● PROBLEM DESCRIPTION
Write out the opening lines of the data word for word, up to and including the line with "let smallRemo = [86.6, 75.4, 76.3, 71.5, 72.0];", and leave every picture and every later line out.

>> Begin RECORDED DATA

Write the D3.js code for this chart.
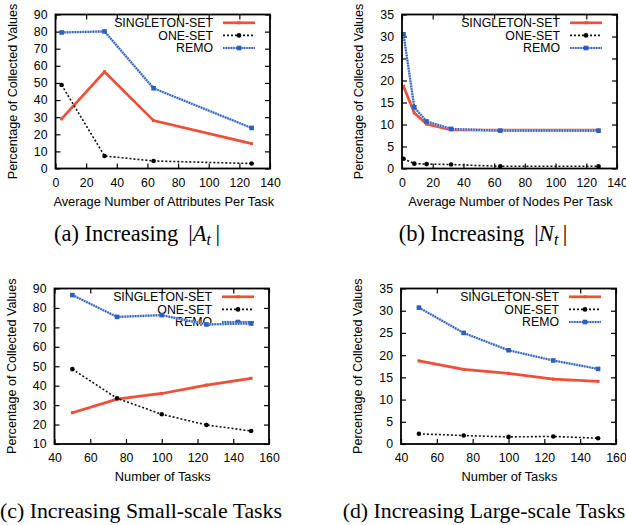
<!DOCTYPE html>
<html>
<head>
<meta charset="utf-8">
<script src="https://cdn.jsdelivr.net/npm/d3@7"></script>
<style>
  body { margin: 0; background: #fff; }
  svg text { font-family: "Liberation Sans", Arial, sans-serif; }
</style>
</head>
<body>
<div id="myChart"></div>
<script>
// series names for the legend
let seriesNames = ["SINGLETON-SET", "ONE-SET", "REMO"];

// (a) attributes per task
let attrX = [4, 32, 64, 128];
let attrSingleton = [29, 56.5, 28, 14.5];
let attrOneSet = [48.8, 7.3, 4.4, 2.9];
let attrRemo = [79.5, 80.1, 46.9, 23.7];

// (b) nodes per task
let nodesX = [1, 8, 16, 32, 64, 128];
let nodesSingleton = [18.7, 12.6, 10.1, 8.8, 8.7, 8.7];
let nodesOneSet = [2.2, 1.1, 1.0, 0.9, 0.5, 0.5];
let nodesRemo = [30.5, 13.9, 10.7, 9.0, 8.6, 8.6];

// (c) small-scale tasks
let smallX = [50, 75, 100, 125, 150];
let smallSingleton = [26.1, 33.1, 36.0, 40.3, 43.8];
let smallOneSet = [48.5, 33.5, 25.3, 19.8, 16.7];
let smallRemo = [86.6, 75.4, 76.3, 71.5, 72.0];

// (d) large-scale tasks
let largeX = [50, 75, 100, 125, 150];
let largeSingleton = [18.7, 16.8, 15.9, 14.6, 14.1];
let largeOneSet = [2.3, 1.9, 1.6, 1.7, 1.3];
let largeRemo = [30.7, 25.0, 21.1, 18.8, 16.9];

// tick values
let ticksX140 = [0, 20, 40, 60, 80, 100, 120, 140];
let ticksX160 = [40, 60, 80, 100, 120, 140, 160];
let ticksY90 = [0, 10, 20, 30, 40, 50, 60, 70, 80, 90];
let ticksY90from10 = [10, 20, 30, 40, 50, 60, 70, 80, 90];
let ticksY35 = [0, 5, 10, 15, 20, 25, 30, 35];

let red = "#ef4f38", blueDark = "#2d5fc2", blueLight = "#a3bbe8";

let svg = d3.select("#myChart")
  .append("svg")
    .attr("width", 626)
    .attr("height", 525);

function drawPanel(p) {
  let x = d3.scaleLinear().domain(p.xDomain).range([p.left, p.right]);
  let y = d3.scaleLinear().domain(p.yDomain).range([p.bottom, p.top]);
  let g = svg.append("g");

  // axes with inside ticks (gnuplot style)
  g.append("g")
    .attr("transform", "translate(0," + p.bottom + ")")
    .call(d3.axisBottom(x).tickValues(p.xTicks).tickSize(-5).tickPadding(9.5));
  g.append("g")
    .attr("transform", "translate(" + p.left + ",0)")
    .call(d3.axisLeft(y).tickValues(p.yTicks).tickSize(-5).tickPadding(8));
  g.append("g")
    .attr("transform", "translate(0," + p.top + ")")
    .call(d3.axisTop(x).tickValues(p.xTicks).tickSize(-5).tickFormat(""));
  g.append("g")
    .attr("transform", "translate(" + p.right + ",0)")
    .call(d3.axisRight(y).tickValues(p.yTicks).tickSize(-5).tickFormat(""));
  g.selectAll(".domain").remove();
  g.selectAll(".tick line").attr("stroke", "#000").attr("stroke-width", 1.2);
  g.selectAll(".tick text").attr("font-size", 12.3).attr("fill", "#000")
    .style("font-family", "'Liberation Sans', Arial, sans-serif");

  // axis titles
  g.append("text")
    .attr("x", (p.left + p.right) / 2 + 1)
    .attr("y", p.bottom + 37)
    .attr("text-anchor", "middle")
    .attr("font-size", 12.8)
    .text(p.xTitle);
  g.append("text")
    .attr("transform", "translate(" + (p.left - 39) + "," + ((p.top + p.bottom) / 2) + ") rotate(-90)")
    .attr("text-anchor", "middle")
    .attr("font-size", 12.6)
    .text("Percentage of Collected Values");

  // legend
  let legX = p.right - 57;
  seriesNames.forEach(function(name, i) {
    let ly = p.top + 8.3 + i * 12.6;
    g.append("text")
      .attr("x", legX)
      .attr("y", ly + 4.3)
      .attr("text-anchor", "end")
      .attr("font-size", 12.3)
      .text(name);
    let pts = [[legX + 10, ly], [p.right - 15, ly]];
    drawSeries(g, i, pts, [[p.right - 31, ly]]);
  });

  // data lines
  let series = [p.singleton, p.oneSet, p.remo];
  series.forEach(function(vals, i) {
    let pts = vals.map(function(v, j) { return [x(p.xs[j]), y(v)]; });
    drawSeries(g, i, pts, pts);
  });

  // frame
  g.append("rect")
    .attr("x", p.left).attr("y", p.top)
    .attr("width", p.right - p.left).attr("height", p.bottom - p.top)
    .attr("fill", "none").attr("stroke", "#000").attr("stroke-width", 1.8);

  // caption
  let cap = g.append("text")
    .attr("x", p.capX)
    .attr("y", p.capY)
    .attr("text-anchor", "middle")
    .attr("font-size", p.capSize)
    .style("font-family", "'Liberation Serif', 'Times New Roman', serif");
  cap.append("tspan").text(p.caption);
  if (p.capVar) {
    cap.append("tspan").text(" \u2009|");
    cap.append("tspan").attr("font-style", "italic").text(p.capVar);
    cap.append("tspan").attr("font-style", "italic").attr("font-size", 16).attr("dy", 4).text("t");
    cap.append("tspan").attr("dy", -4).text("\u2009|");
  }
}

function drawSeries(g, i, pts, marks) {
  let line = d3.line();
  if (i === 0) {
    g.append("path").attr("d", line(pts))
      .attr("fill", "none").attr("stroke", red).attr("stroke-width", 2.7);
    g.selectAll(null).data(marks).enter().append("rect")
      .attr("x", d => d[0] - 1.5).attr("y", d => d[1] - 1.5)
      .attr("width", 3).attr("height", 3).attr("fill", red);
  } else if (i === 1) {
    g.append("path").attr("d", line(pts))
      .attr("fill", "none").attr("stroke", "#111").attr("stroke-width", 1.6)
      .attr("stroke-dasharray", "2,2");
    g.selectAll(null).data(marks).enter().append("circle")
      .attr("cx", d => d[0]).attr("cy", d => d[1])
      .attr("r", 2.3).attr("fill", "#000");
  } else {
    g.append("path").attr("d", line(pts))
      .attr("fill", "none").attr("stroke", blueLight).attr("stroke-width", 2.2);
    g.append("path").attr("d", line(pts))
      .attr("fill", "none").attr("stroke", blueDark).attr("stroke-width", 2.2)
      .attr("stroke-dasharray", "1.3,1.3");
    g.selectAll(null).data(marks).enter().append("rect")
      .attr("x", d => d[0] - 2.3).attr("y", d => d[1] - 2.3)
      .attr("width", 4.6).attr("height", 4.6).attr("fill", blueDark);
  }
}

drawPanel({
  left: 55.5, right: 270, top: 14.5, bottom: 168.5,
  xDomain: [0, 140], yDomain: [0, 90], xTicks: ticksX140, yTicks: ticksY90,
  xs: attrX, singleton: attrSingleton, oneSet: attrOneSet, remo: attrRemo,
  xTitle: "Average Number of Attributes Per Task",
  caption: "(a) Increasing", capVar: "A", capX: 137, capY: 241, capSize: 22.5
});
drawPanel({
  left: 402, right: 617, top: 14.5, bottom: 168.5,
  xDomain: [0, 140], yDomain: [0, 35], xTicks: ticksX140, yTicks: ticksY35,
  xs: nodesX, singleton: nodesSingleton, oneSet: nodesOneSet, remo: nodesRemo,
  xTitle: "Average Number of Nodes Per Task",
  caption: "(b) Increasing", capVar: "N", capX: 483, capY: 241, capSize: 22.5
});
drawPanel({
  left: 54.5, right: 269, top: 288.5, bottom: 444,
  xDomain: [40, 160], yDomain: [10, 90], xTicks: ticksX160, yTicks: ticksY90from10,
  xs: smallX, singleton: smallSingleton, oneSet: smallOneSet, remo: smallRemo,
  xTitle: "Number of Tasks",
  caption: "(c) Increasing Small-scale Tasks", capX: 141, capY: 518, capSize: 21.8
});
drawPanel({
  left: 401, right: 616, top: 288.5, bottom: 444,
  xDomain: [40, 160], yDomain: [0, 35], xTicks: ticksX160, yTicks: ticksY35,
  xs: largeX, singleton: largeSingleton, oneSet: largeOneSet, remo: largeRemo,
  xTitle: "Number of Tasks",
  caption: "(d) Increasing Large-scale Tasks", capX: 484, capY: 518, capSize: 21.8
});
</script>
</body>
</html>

>> End RECORDED DATA

● ANSWER BELOW
Write the D3.js code for this chart.
<!DOCTYPE html>
<html>
<head>
<meta charset="utf-8">
<script src="https://cdn.jsdelivr.net/npm/d3@7"></script>
<style>
  body { margin: 0; background: #fff; }
  svg text { font-family: "Liberation Sans", Arial, sans-serif; }
</style>
</head>
<body>
<div id="myChart"></div>
<script>
// series names for the legend
let seriesNames = ["SINGLETON-SET", "ONE-SET", "REMO"];

// (a) attributes per task
let attrX = [4, 32, 64, 128];
let attrSingleton = [29, 56.5, 28, 14.5];
let attrOneSet = [48.8, 7.3, 4.4, 2.9];
let attrRemo = [79.5, 80.1, 46.9, 23.7];

// (b) nodes per task
let nodesX = [1, 8, 16, 32, 64, 128];
let nodesSingleton = [18.7, 12.6, 10.1, 8.8, 8.7, 8.7];
let nodesOneSet = [2.2, 1.1, 1.0, 0.9, 0.5, 0.5];
let nodesRemo = [30.5, 13.9, 10.7, 9.0, 8.6, 8.6];

// (c) small-scale tasks
let smallX = [50, 75, 100, 125, 150];
let smallSingleton = [26.1, 33.1, 36.0, 40.3, 43.8];
let smallOneSet = [48.5, 33.5, 25.3, 19.8, 16.7];
let smallRemo = [86.6, 75.4, 76.3, 71.5, 72.0];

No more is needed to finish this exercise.